1. Technical Field
The present invention relates to a field effect transistor and method for manufacturing thereof.
2. Related Art
For providing further sophisticated performances of field effect transistor (FET) employing gallium arsenide (GaAs), an improvement in a gate forward rising voltage (VF) is required. This is because an improvement in the VF allows providing an increased bias voltage to a gate electrode, thereby increasing a maximum drain current that can be applied to the FET. In order to enhance the VF of the FET, one of effective structures may be an adoption of a p-n junction employed right under a gate electrode exhibiting a barrier, which is higher than a Schottky barrier provided by a metal-semiconductor contact. Japanese Patent Laid-Open No. 2004-179,318 discloses a structure, which is provided with a semiconductor layer selectively doped with a high-concentration of p-type impurity in a gate opening portion at for selectively forming such p-n junction in the gate unit.
FIG. 19 is a cross-sectional view, illustrating a junction gate field effect transistor (J-FET) described in Japanese Patent Laid-Open No. 2004-179,318. An undoped aluminum gallium arsenide (AlGaAs) layer 102, a silicon (Si)-doped AlGaAs electron supply layer 103, an undoped AlGaAs spacer layer 104, an undoped indium gallium arsenide (InGaAs) channel layer 105, an undoped AlGaAs spacer layer 106, a Si-doped AlGaAs electron supply layer 107, an undoped AlGaAs layer 108 and an undoped gallium arsenide (GaAs) layer 109 are sequentially deposited on a gallium arsenide (GaAs) substrate 101. Further, an undoped AlGaAs etch stop layer 129, an undoped GaAs layer 111, a Si-doped AlGaAs wider recess stop layer 112 and a Si-doped GaAs cap layer 113 are sequentially deposited on the undoped GaAs layer 109. A source electrode 114 and a drain electrode 115 are formed on the Si dope GaAs cap layer 113.
A carbon (C)-doped p+ type GaAs layer 130 is formed in recesses formed in the undoped AlGaAs etch stop layer 129 and in the undoped GaAs layer 111. Further, a gate insulating film 116 and a gate electrode 118 are formed in recesses formed in the Si-doped AlGaAs wider recess etch stop layer 112 and in the Si-doped GaAs cap layer 113. The gate electrode 118 and the p+ type GaAs layer 130 constitutes a p-n junction.
In addition to above, prior art documents related to the present invention include: Japanese Patent Laid-Open No. 2004-282,049; Japanese Patent Laid-Open No. 2003-243,408; Japanese Patent Laid-Open No. 2002-83,816; and Japanese Patent Laid-Open No.
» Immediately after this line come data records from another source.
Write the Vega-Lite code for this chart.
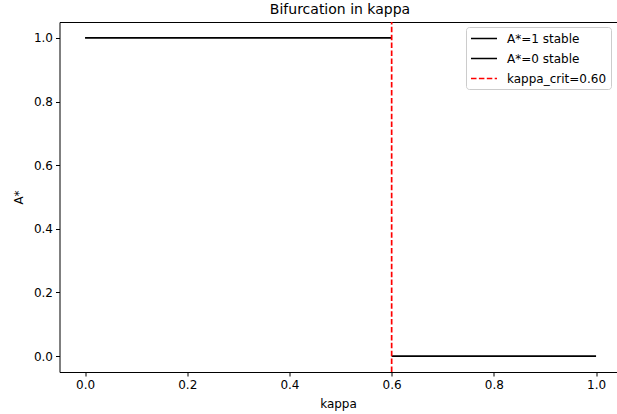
{
  "$schema": "https://vega.github.io/schema/vega-lite/v6.json",
  "width": 557,
  "height": 350,
  "autosize": {"type": "none"},
  "padding": {"left": 59.5, "top": 22, "right": 0, "bottom": 42},
  "background": "white",
  "title": {"text": "Bifurcation in kappa", "fontSize": 14, "font": "DejaVu Sans", "fontWeight": "normal", "color": "#000", "offset": 5, "anchor": "middle", "dx": 2},
  "config": {
    "font": "DejaVu Sans",
    "view": {"stroke": null},
    "axis": {"grid": false, "domainColor": "#000", "tickColor": "#000", "labelColor": "#000", "titleColor": "#000", "labelFontSize": 12, "titleFontSize": 12, "titleFontWeight": "normal", "tickSize": 4, "labelPadding": 3}
  },
  "data": {
    "values": [
      {"series": "A*=1 stable", "kappa": 0.0, "A": 1.0},
      {"series": "A*=1 stable", "kappa": 0.6, "A": 1.0},
      {"series": "A*=0 stable", "kappa": 0.6, "A": 0.0},
      {"series": "A*=0 stable", "kappa": 1.0, "A": 0.0},
      {"series": "kappa_crit=0.60", "kappa": 0.6, "A": -0.05},
      {"series": "kappa_crit=0.60", "kappa": 0.6, "A": 1.05}
    ]
  },
  "layer": [
    {
      "mark": {"type": "line", "strokeOpacity": 0},
      "encoding": {
        "x": {"field": "kappa", "type": "quantitative", "scale": {"domain": [-0.05, 1.04], "nice": false, "zero": false}, "axis": {"orient": "top", "labels": false, "ticks": false, "title": null, "domainColor": "#000"}},
        "y": {"field": "A", "type": "quantitative", "title": "A*", "scale": {"domain": [-0.05, 1.05], "nice": false, "zero": false}, "axis": {"values": [0, 0.2, 0.4, 0.6, 0.8, 1.0], "format": ".1f", "titlePadding": 8}}
      }
    },
    {
      "mark": {"type": "line", "strokeWidth": 1.7, "clip": true},
      "encoding": {
        "x": {"field": "kappa", "type": "quantitative", "title": "kappa", "scale": {"domain": [-0.05, 1.04], "nice": false, "zero": false}, "axis": {"orient": "bottom", "values": [0, 0.2, 0.4, 0.6, 0.8, 1.0], "format": ".1f", "titlePadding": 8}},
        "y": {"field": "A", "type": "quantitative", "title": "A*", "scale": {"domain": [-0.05, 1.05], "nice": false, "zero": false}, "axis": {"values": [0, 0.2, 0.4, 0.6, 0.8, 1.0], "format": ".1f", "titlePadding": 8}},
        "color": {"field": "series", "type": "nominal", "scale": {"domain": ["A*=1 stable", "A*=0 stable", "kappa_crit=0.60"], "range": ["#000000", "#000000", "#ff0000"]},
          "legend": {"title": null, "orient": "none", "legendX": 406.5, "legendY": 5, "labelFontSize": 12, "labelColor": "#000", "symbolType": "M-1,0H3", "symbolSize": 169, "symbolStrokeWidth": 1.7, "fillColor": "white", "strokeColor": "#cccccc", "padding": 4, "cornerRadius": 3, "rowPadding": 6, "labelOffset": 22}},
        "strokeDash": {"field": "series", "type": "nominal", "scale": {"domain": ["A*=1 stable", "A*=0 stable", "kappa_crit=0.60"], "range": [[1, 0], [1, 0], [5.5, 2.4]]}, "legend": null},
        "order": {"field": "kappa"}
      }
    }
  ],
  "resolve": {"axis": {"x": "independent"}}
}
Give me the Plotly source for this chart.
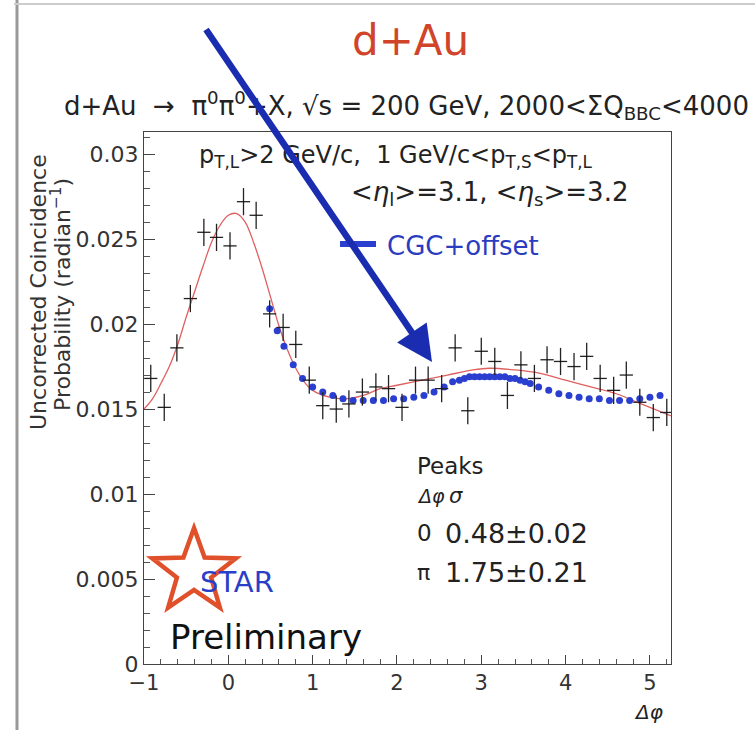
import math
import plotly.graph_objects as go

# ---------------- data ----------------
dphi = [-0.92, -0.76, -0.61, -0.45, -0.29, -0.14, 0.02, 0.18, 0.33, 0.49,
        0.65, 0.80, 0.96, 1.12, 1.28, 1.43, 1.59, 1.75, 1.90, 2.06,
        2.22, 2.37, 2.53, 2.69, 2.84, 3.00, 3.16, 3.31, 3.47, 3.63,
        3.78, 3.94, 4.10, 4.25, 4.41, 4.57, 4.72, 4.88, 5.04, 5.20]
prob = [0.0168, 0.0151, 0.0186, 0.0215, 0.0254, 0.0251, 0.0246, 0.0272, 0.0264, 0.0206,
        0.0198, 0.0188, 0.0167, 0.0152, 0.0150, 0.0153, 0.0160, 0.0163, 0.0162, 0.0151,
        0.0167, 0.0167, 0.0162, 0.0186, 0.0149, 0.0184, 0.0178, 0.0158, 0.0176, 0.0168,
        0.0179, 0.0178, 0.0175, 0.0181, 0.0168, 0.0161, 0.0170, 0.0154, 0.0145, 0.0148]
prob_err = [0.0008] * 40
dphi_halfbin = [0.0785] * 40

fit_x = [-1.0, -0.9, -0.8, -0.7, -0.6, -0.5, -0.4, -0.3, -0.2, -0.1, 0.0, 0.1, 0.2,
         0.3, 0.4, 0.5, 0.6, 0.7, 0.8, 0.9, 1.0, 1.2, 1.4, 1.6, 1.8, 2.0, 2.3, 2.6,
         2.9, 3.1, 3.4, 3.7, 4.0, 4.3, 4.6, 4.8, 5.0, 5.25]
fit_y = [0.0150, 0.0156, 0.0165, 0.0175, 0.0188, 0.0204, 0.0219, 0.0234, 0.0248, 0.0258,
         0.0264, 0.0265, 0.0260, 0.0248, 0.0233, 0.0216, 0.0199, 0.0185, 0.0174, 0.0166,
         0.0161, 0.0157, 0.0156, 0.0158, 0.0162, 0.0164, 0.0167, 0.0170, 0.0173, 0.0174,
         0.0173, 0.0171, 0.0167, 0.0163, 0.0159, 0.0155, 0.0151, 0.0146]

cgc_x = [0.49, 0.58, 0.66, 0.77, 0.88, 1.00, 1.12, 1.24, 1.36, 1.48, 1.60, 1.72, 1.84,
         1.96, 2.08, 2.20, 2.32, 2.44, 2.56, 2.66, 2.74, 2.80, 2.86, 2.92, 2.98, 3.04,
         3.10, 3.16, 3.22, 3.28, 3.34, 3.40, 3.46, 3.52, 3.58, 3.68, 3.80, 3.92, 4.04,
         4.16, 4.28, 4.40, 4.52, 4.64, 4.76, 4.88, 5.00, 5.12]
cgc_y = [0.0209, 0.0196, 0.0187, 0.0176, 0.0168, 0.0163, 0.0160, 0.0158, 0.0156, 0.0155,
         0.0155, 0.0155, 0.0155, 0.0156, 0.0156, 0.0157, 0.0158, 0.0160, 0.0163, 0.0166,
         0.0167, 0.0168, 0.0169, 0.0169, 0.0169, 0.0169, 0.0169, 0.0169, 0.0169, 0.0169,
         0.0168, 0.0168, 0.0167, 0.0166, 0.0165, 0.0163, 0.0161, 0.0159, 0.0158, 0.0157,
         0.0156, 0.0156, 0.0155, 0.0155, 0.0155, 0.0156, 0.0157, 0.0158]

y_tickvals = [0, 0.005, 0.01, 0.015, 0.02, 0.025, 0.03]
y_ticktext = ["0", "0.005", "0.01", "0.015", "0.02", "0.025", "0.03"]
x_tickvals = [-1, 0, 1, 2, 3, 4, 5]
x_ticktext = ["−1", "0", "1", "2", "3", "4", "5"]

# ---------------- layout geometry ----------------
W, H = 755, 730
PL, PR, PT, PB = 144, 671, 132, 664


def px(x):
    return (x - PL) / (PR - PL)


def py(y):
    return (PB - y) / (PB - PT)


FONT = "DejaVu Sans, Verdana, sans-serif"
BLUE = "#2a3cc0"
ARROW = "#1a2cb0"
RED = "#d0452a"

fig = go.Figure()

fig.add_trace(go.Scatter(
    x=fit_x, y=fit_y, mode="lines", line=dict(color="#e06060", width=1.3, shape="spline"),
    showlegend=False, hoverinfo="skip"))

fig.add_trace(go.Scatter(
    x=cgc_x, y=cgc_y, mode="markers",
    marker=dict(color="#2a3fd0", size=7, line=dict(width=0)),
    showlegend=False, name="CGC+offset"))

fig.add_trace(go.Scatter(
    x=dphi, y=prob, mode="markers",
    marker=dict(color="black", size=1),
    error_x=dict(type="data", array=dphi_halfbin, width=0, thickness=1.3, color="#222"),
    error_y=dict(type="data", array=prob_err, width=0, thickness=1.3, color="#222"),
    showlegend=False, name="data"))

annotations = []


def txt(x, y, s, size=20, color="#222", xanchor="left", yanchor="middle", **kw):
    annotations.append(dict(x=px(x), y=py(y), xref="paper", yref="paper", text=s,
                            showarrow=False, xanchor=xanchor, yanchor=yanchor,
                            font=dict(family=FONT, size=size, color=color), **kw))


txt(410, 40, "d+Au", size=42, color=RED, xanchor="center")
txt(406, 106, "d+Au  →  π<sup>0</sup>π<sup>0</sup>+X, √s = 200 GeV, 2000&lt;ΣQ<sub>BBC</sub>&lt;4000",
    size=26, xanchor="center")
txt(197, 156, "p<sub>T,L</sub>&gt;2 GeV/c,  1 GeV/c&lt;p<sub>T,S</sub>&lt;p<sub>T,L</sub>", size=24)
txt(630, 193, "&lt;<i>η</i><sub>l</sub>&gt;=3.1, &lt;<i>η</i><sub>s</sub>&gt;=3.2", size=26,
    xanchor="right")
txt(385, 246, "CGC+offset", size=26, color=BLUE)

txt(415, 466, "Peaks", size=23)
txt(415, 496, "<i>Δφ</i>", size=19)
txt(447, 496, "<i>σ</i>", size=21)
txt(415, 533, "0", size=23)
txt(443, 533, "0.48±0.02", size=27)
txt(415, 572, "π", size=22)
txt(443, 572, "1.75±0.21", size=27)

txt(198, 582, "STAR", size=29, color="#2a3fc8")
txt(168, 637, "Preliminary", size=34, color="#111")
txt(648, 712, "<i>Δφ</i>", size=20, xanchor="center")

# y axis title (two rotated lines)
annotations.append(dict(x=px(38), y=py(292), xref="paper", yref="paper",
                        text="Uncorrected Coincidence",
                        showarrow=False, textangle=-90, xanchor="center", yanchor="middle",
                        font=dict(family=FONT, size=22, color="#333")))
annotations.append(dict(x=px(61), y=py(295), xref="paper", yref="paper",
                        text="Probability (radian<sup>−1</sup>)",
                        showarrow=False, textangle=-90, xanchor="center", yanchor="middle",
                        font=dict(family=FONT, size=22, color="#333")))

# big blue arrow
annotations.append(dict(x=px(432), y=py(362), xref="paper", yref="paper", text="",
                        showarrow=True, ax=205 - 432, ay=28 - 362, arrowhead=2,
                        arrowsize=1.1, arrowwidth=6.5, arrowcolor=ARROW))

shapes = []
# legend line segment
shapes.append(dict(type="line", xref="paper", yref="paper", x0=px(340), x1=px(376),
                   y0=py(244), y1=py(244), line=dict(color="#2a3fd0", width=6)))
# slide borders
shapes.append(dict(type="line", xref="paper", yref="paper", x0=px(17), x1=px(17),
                   y0=py(0), y1=py(730), line=dict(color="#999", width=3)))
shapes.append(dict(type="line", xref="paper", yref="paper", x0=px(14), x1=px(755),
                   y0=py(4), y1=py(4), line=dict(color="#ccc", width=2)))

# STAR logo star outline
cx, cy, ro, ri = 194, 572, 44, 18
pts = []
for k in range(10):
    ang = -math.pi / 2 + k * math.pi / 5
    r = ro if k % 2 == 0 else ri
    pts.append((cx + r * math.cos(ang), cy + r * math.sin(ang)))
path = "M " + " L ".join(f"{px(a):.4f},{py(b):.4f}" for a, b in pts) + " Z"
shapes.append(dict(type="path", xref="paper", yref="paper", path=path,
                   line=dict(color="#e0502a", width=4.5), fillcolor="rgba(0,0,0,0)"))

fig.update_layout(
    width=W, height=H,
    margin=dict(l=PL, r=W - PR, t=PT, b=H - PB),
    paper_bgcolor="white", plot_bgcolor="white",
    font=dict(family=FONT, color="#333"),
    annotations=annotations, shapes=shapes, showlegend=False,
)
fig.update_xaxes(
    range=[-1, 5.25], tickvals=x_tickvals, ticktext=x_ticktext,
    ticks="inside", ticklen=9, tickcolor="#444", tickwidth=1,
    minor=dict(dtick=0.2, tick0=-1, ticks="inside", ticklen=5, tickcolor="#555"),
    showline=True, linecolor="#444", linewidth=1.2, mirror=True,
    showgrid=False, zeroline=False, tickfont=dict(family=FONT, size=21, color="#333"),
)
fig.update_yaxes(
    range=[0, 0.0313], tickvals=y_tickvals, ticktext=y_ticktext,
    ticks="inside", ticklen=11, tickcolor="#444", tickwidth=1,
    minor=dict(dtick=0.001, tick0=0, ticks="inside", ticklen=6, tickcolor="#555"),
    showline=True, linecolor="#444", linewidth=1.2, mirror=True,
    showgrid=False, zeroline=False, tickfont=dict(family=FONT, size=22, color="#333"),
)

fig.write_html("out.html")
H11-45,992 (1999).
However, a problem is arisen in the J-FET shown in FIG. 19, in which a threshold voltage (VT) is shifted before or after an energization with a gate current. FIG. 20 is a graph, showing a transmission characteristics before or after an energization with a gate current. As can be seen from the graph, it is found that the VT is shifted by 110 mV toward the positive side due to a stress caused by the energization in the J-FET of FIG. 19. The reason for causing such VT shifting is a presence of hydrogen existing in the p+ type GaAs layer 130.
A mechanism thereof is as follows. Hydrogen contained in the p+ type GaAs layer 130 is bound to carbon, which is a p-type impurity, to cause a deactivation of carbon. Thus, an effective p-type impurity concentration of the p+ type GaAs layer 130 is decreased. When an electric current is applied to the gate of the FET, electron is injected in the p+ type GaAs layer 130. Hydrogen bound to carbon is released therefrom by such injected electron to cause a reactivation of carbon, such that the effective p-type impurity concentration in the p+ type GaAs layer 130 is increased. Fermi level of the p+ type GaAs layer 130 is then moved toward the side of the valence band in response to such increase in the concentration, so that the conduction band of the channel layer is lifted, resulting in shifting the VT toward the positive side.